When her friends need a hug — she lives with seven others who all know each other through soccer — they ask Toland if her parents are coming to campus.
“They’re surrogate parents,” said the youngest of three and a graduate of Nazareth Academy, a Catholic girls’ school in Northeast Philadelphia.
So it’s no surprise that Toland, a Philadelphia native and the baby of her family, came to Penn. It was close to home.
It was also home to a soccer coach she liked a lot. Patrick Baker, then coach of Penn women’s soccer, recruited her off of Pennsylvania’s First State Select Team.

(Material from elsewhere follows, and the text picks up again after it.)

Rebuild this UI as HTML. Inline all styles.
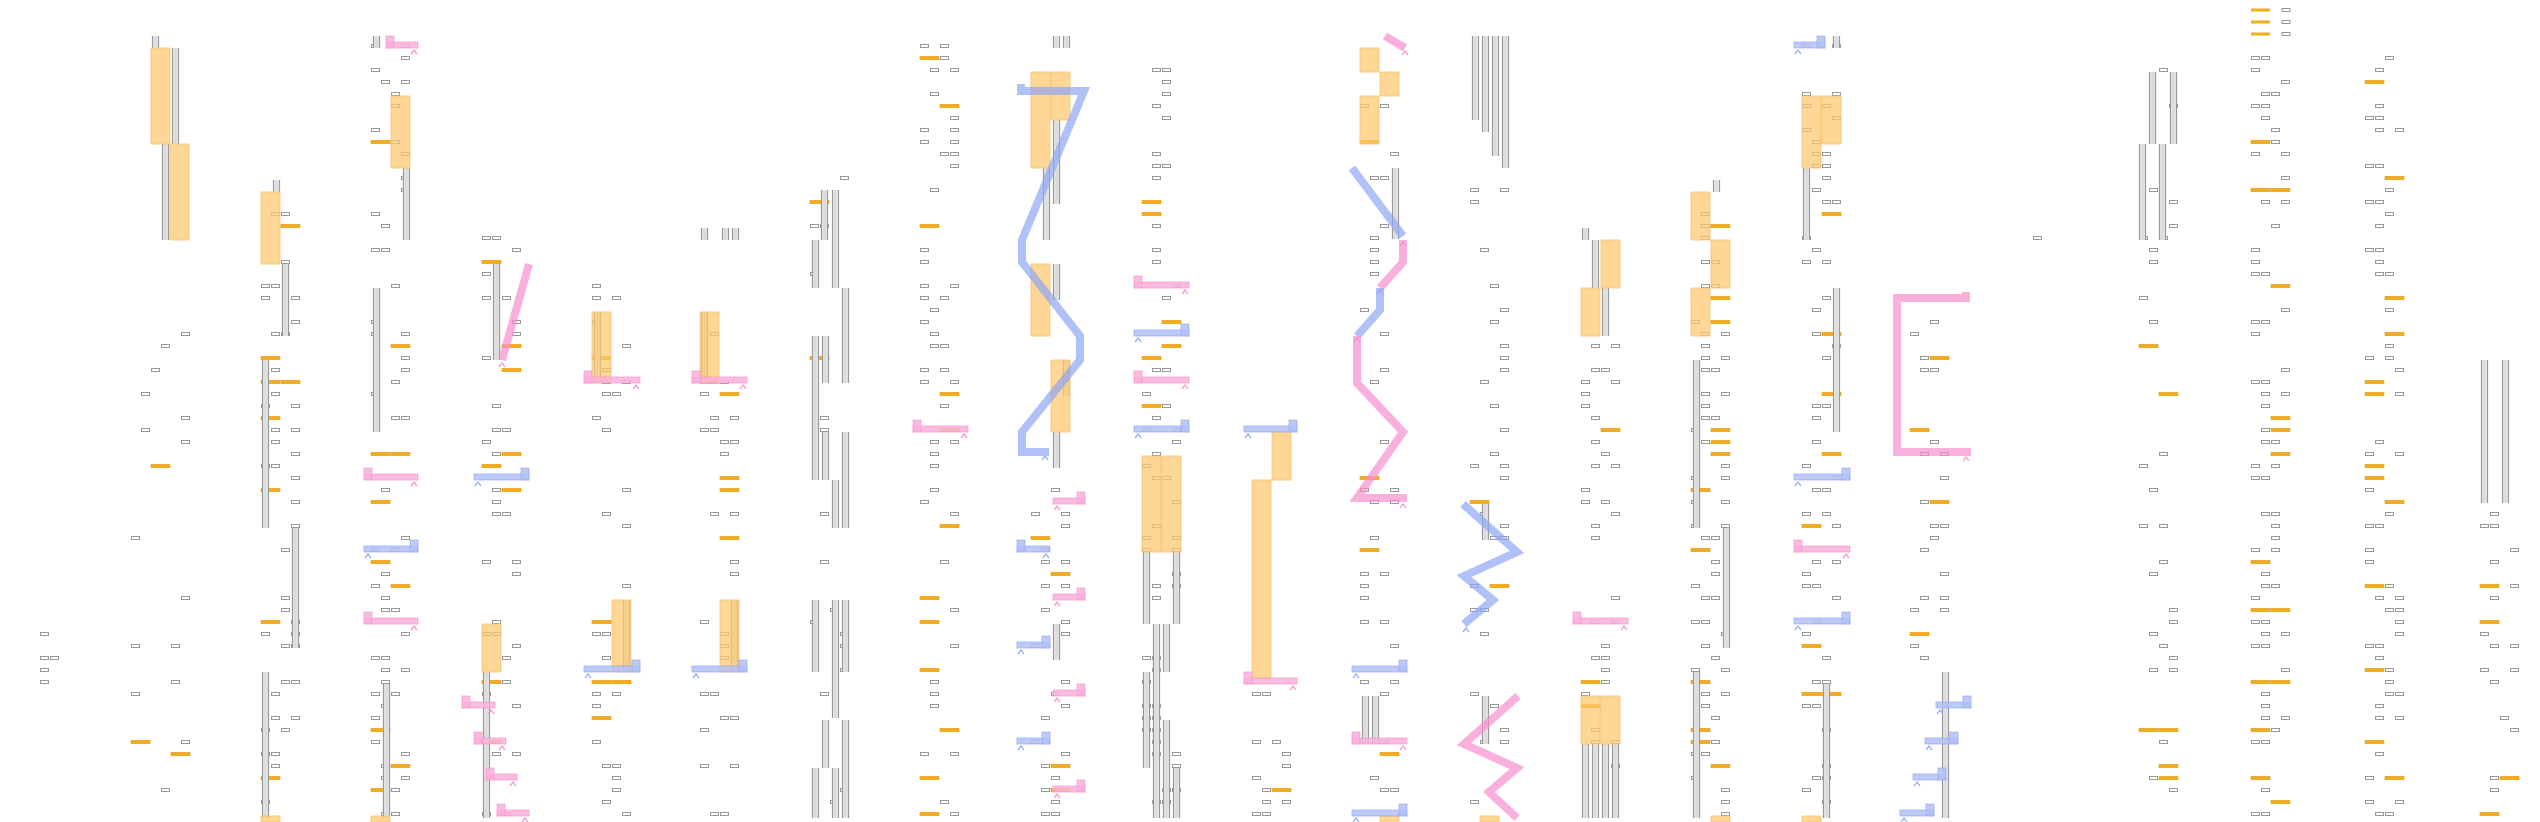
<!DOCTYPE html>
<html><head><meta charset="utf-8">
<style>
html,body{margin:0;padding:0;background:#fff;width:2540px;height:822px;overflow:hidden}
svg{display:block}
</style></head>
<body>
<svg id="s" xmlns="http://www.w3.org/2000/svg" width="2540" height="822" viewBox="0 0 2540 822">
<defs>
<linearGradient id="gg" x1="0" x2="1" y1="0" y2="0">
<stop offset="0" stop-color="#f2f2f2"/><stop offset="0.5" stop-color="#d8d8d8"/><stop offset="1" stop-color="#f4f4f4"/>
</linearGradient>
</defs>
<rect width="2540" height="822" fill="#fff"/>
<g id="boxes"></g><g id="bars"></g><g id="rects"></g><g id="paths"></g>
</svg>
<script>
var NS="http://www.w3.org/2000/svg";
function el(p,t,a){var e=document.createElementNS(NS,t);for(var k in a)e.setAttribute(k,a[k]);document.getElementById(p).appendChild(e);return e;}
var seed=12345;function rnd(){seed=(seed*1103515245+12345)&0x7fffffff;return seed/0x7fffffff;}
var bands=[[40,0,3,610,690,0.25],[131,0,6,270,818,0.09],[261,0,4,192,818,0.26],[371,0,4,46,818,0.27],[482,0,4,238,818,0.22],[592,0,4,238,818,0.16],[700,0,4,282,818,0.16],[810,0,4,110,818,0.1],[920,0,4,36,818,0.27],[1031,0,4,472,818,0.22],[1142,0,4,36,818,0.22],[1252,0,4,684,818,0.35],[1360,0,4,96,818,0.22],[1470,0,4,190,818,0.18],[1581,0,4,336,818,0.2],[1691,0,4,180,818,0.27],[1802,0,4,46,818,0.27],[1910,0,4,316,660,0.22],[2023,0,4,238,290,0.2],[2139,0,4,46,818,0.13],[2251,0,4,10,818,0.33],[2365,0,4,46,818,0.28],[2480,0,4,510,818,0.28]];
bands.forEach(function(b){
 var y0=b[3],y1=b[4];
 for(var y=46;y<=818;y+=12){ if(y<y0-1||y>y1+1)continue;
  var used=0;
  for(var c=0;c<b[2];c++){ if(rnd()>b[5])continue;
   var x=b[0]+10*c;
   if(c%2==0 && rnd()<0.3 && c+1<b[2]){el("boxes","rect",{x:x,y:y-1.5,width:19,height:3,fill:"#f7ad16",stroke:"#e09000","stroke-width":0.6});c++;}
   else el("boxes","rect",{x:x+0.5,y:y-1.5,width:8,height:3,fill:"#fff",stroke:"#999","stroke-width":1});
   used++; if(used>=2)break;
  }}
 if(b[0]==2251){for(var y=10;y<46;y+=12){el("boxes","rect",{x:2251,y:y-1.5,width:19,height:3,fill:"#f7ad16"});el("boxes","rect",{x:2282,y:y-1.5,width:8,height:3,fill:"#fff",stroke:"#999"});}}
});
var gbs=[[152,36,48],[172,48,144],[162,144,240],[273,180,192],[282,264,336],[262,360,528],[292,528,648],[262,672,818],[373,36,48],[403,168,240],[373,288,432],[383,684,818],[493,264,360],[483,672,818],[594,312,383],[623,600,672],[701,228,240],[722,228,240],[732,228,240],[701,312,383],[731,600,672],[821,190,240],[832,190,288],[812,240,288],[842,288,383],[812,336,480],[822,336,383],[822,432,480],[842,432,528],[832,480,528],[812,600,672],[832,600,718],[842,600,672],[822,720,768],[842,720,818],[812,768,818],[832,768,818],[1053,36,48],[1063,36,48],[1053,120,204],[1043,168,240],[1053,264,300],[1063,360,396],[1053,432,468],[1053,624,660],[1143,552,624],[1173,552,624],[1153,624,818],[1163,624,672],[1143,672,768],[1163,720,818],[1173,768,818],[1392,168,239],[1362,696,744],[1372,696,744],[1472,36,120],[1482,36,132],[1492,36,156],[1502,36,168],[1482,504,540],[1482,696,744],[1582,228,240],[1592,240,288],[1602,288,336],[1582,744,818],[1592,744,818],[1602,744,818],[1612,744,818],[1713,180,192],[1693,360,528],[1723,528,648],[1693,672,818],[1833,36,48],[1803,168,240],[1833,288,432],[1823,684,818],[1942,672,818],[2149,72,144],[2170,72,144],[2139,144,240],[2159,144,240],[2481,360,503],[2502,360,503]];
gbs.forEach(function(g){el("bars","rect",{x:g[0],y:g[1],width:7,height:g[2]-g[1],fill:"url(#gg)"});
 el("bars","line",{x1:g[0]+0.5,x2:g[0]+0.5,y1:g[1],y2:g[2],stroke:"#999","stroke-width":1.2});
 el("bars","line",{x1:g[0]+6.5,x2:g[0]+6.5,y1:g[1],y2:g[2],stroke:"#999","stroke-width":1.2});});
var ors=[[151,48,144],[170,144,240],[261,192,264],[391,96,168],[482,624,672],[592,312,383],[612,600,672],[700,312,383],[720,600,672],[1031,72,168],[1051,72,120],[1031,264,336],[1051,360,432],[1142,456,552],[1162,456,552],[1272,432,480],[1252,480,679],[1360,48,72],[1380,72,96],[1360,96,144],[1601,240,288],[1581,288,336],[1581,696,744],[1601,696,744],[1691,192,240],[1711,240,288],[1691,288,336],[1802,96,168],[1822,96,144],[261,816,822],[371,816,822],[1380,816,822],[1480,816,822],[1711,816,822],[1802,816,822]];
ors.forEach(function(r){el("rects","rect",{x:r[0],y:r[1],width:19,height:r[2]-r[1],fill:"#fdc86e","fill-opacity":0.72,stroke:"#f9c46a","stroke-width":0.8});});
var PK="#f78fcf",BL="#8ea6f3";
function pl(col,pts){el("paths","polyline",{points:pts.map(function(p){return p.join(",")}).join(" "),fill:"none",stroke:col,"stroke-opacity":0.7,"stroke-width":8,"stroke-linejoin":"miter"});}
function caret(col,x,y){el("paths","polyline",{points:(x-3)+","+(y+4)+" "+x+","+y+" "+(x+3)+","+(y+4),fill:"none",stroke:col,"stroke-width":1.2});}
pl(PK,[[529,264],[502,360]]);caret(PK,502,363);
pl(BL,[[1021,84],[1021,91],[1084,91],[1022,240],[1022,262],[1080,336],[1080,360],[1022,432],[1022,452],[1049,452]]);caret(BL,1045,456);
pl(PK,[[1385,36],[1405,48]]);caret(PK,1405,51);
pl(BL,[[1352,168],[1403,236]]);
pl(PK,[[1403,240],[1403,262],[1380,288]]);caret(PK,1403,242);
pl(BL,[[1380,288],[1380,310],[1357,336]]);caret(BL,1380,290);
pl(PK,[[1357,336],[1357,383],[1403,432],[1357,498],[1407,498]]);caret(PK,1357,338);caret(PK,1403,504);
pl(BL,[[1463,504],[1517,552],[1464,576],[1493,600],[1464,624]]);caret(BL,1466,628);
pl(PK,[[1518,696],[1464,744],[1517,768],[1489,792],[1517,818]]);
pl(PK,[[1966,292],[1966,298],[1897,298],[1897,452],[1971,452]]);caret(PK,1966,457);
var Ls=[[PK,386,418,48,"l"],[PK,364,418,480,"l"],[BL,364,418,552,"r"],[PK,364,418,624,"l"],[BL,474,529,480,"r"],[PK,462,495,708,"l"],[PK,474,506,744,"l"],[PK,486,517,780,"l"],[PK,497,529,816,"l"],[PK,584,640,383,"l"],[BL,584,640,672,"r"],[PK,692,747,383,"l"],[BL,692,747,672,"r"],[PK,913,968,432,"l"],[PK,1053,1085,504,"r"],[BL,1017,1050,552,"l"],[PK,1053,1085,600,"r"],[BL,1017,1050,648,"r"],[PK,1053,1085,696,"r"],[BL,1017,1050,744,"r"],[PK,1053,1085,792,"r"],[PK,1134,1189,288,"l"],[BL,1134,1189,336,"r"],[PK,1134,1189,383,"l"],[BL,1134,1189,432,"r"],[BL,1244,1297,432,"r"],[PK,1244,1297,684,"l"],[BL,1352,1407,672,"r"],[PK,1352,1407,744,"l"],[BL,1352,1407,816,"r"],[PK,1573,1628,624,"l"],[BL,1794,1825,48,"r"],[BL,1794,1850,480,"r"],[PK,1794,1850,552,"l"],[BL,1794,1850,624,"r"],[BL,1936,1971,708,"r"],[BL,1925,1958,744,"r"],[BL,1913,1946,780,"r"],[BL,1900,1934,816,"r"]];
Ls.forEach(function(L){var c=L[0],x1=L[1],x2=L[2],y=L[3];
 var fill=c==PK?"#fbb0dc":"#b2c1f7",st=c;
 el("paths","rect",{x:x1,y:y-6,width:x2-x1,height:6,fill:fill,"fill-opacity":0.85,stroke:st,"stroke-opacity":0.8,"stroke-width":0.8});
 var sx=L[4]=="l"?x1:x2-8;
 el("paths","rect",{x:sx,y:y-12,width:8,height:12,fill:fill,"fill-opacity":0.85,stroke:st,"stroke-opacity":0.8,"stroke-width":0.8});
 caret(c,L[4]=="l"?x2-4:x1+4,y+2);
});
</script>
</body></html>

He made a good choice. Toland was First Team All Ivy her freshman and junior years, led the Ivy League in points last year, and was selected by the National Soccer Coaches Association of America to the Mid-Atlantic Region Team.
Four years after her recruitment, Baker and his successor are gone, but Toland’s still playing soccer at Penn.
“She wants to win and does what it takes to win. She’s kind of the engine of the team,” said her newest coach, Darren Ambrose, who took over in June. “She’s the one who keeps everyone going. She also leads by example.”
Which is a good thing for a team that lost four of its starters at graduation in the spring, and has 12 rookies who need to catch up with the rest of the gang.
Ambrose is optimistic about the season following the team’s first-ever trip to the NCAA. “I still expect them to compete in the Ivies,” he said. “I expect a great record and to be considered for the NCAA tournament.”
Toland’s a little more circumspect. “Our team has gotten stronger with each game,” she said. At the time this story went to press, they had played only four games — two wins and two losses.
Losing is something Toland’s definitely against. “I’m not sure that I know why I fight so hard. I just hate losing, pretty much in anything,” she said.
She also likes to win on the social and academic sides. She belongs to Delta Delta Delta sorority and is a member of the Friars, a senior honor society. Psychology major Toland also was an Academic All-Ivy her junior year.
“That made my mom happy. She likes that it’s academics and soccer combined.”
Her parents live in Torresdale in the lower Northeast section of Philadelphia. “Where I live and where Penn is, is completely different,” Toland said. “Penn is in the city, like Center City. Now that I live at Penn, I know the city really well.”
Will she stay in Philadelphia? “I couldn’t go to California; I couldn’t go to Florida,” she said. They’re too far from home. But she’d consider Washington, D.C.
And more soccer. “It’s more fun than going for a run or going on the treadmill for exercise. I can’t imagine what my life will be without soccer. It will be a shock to my system.”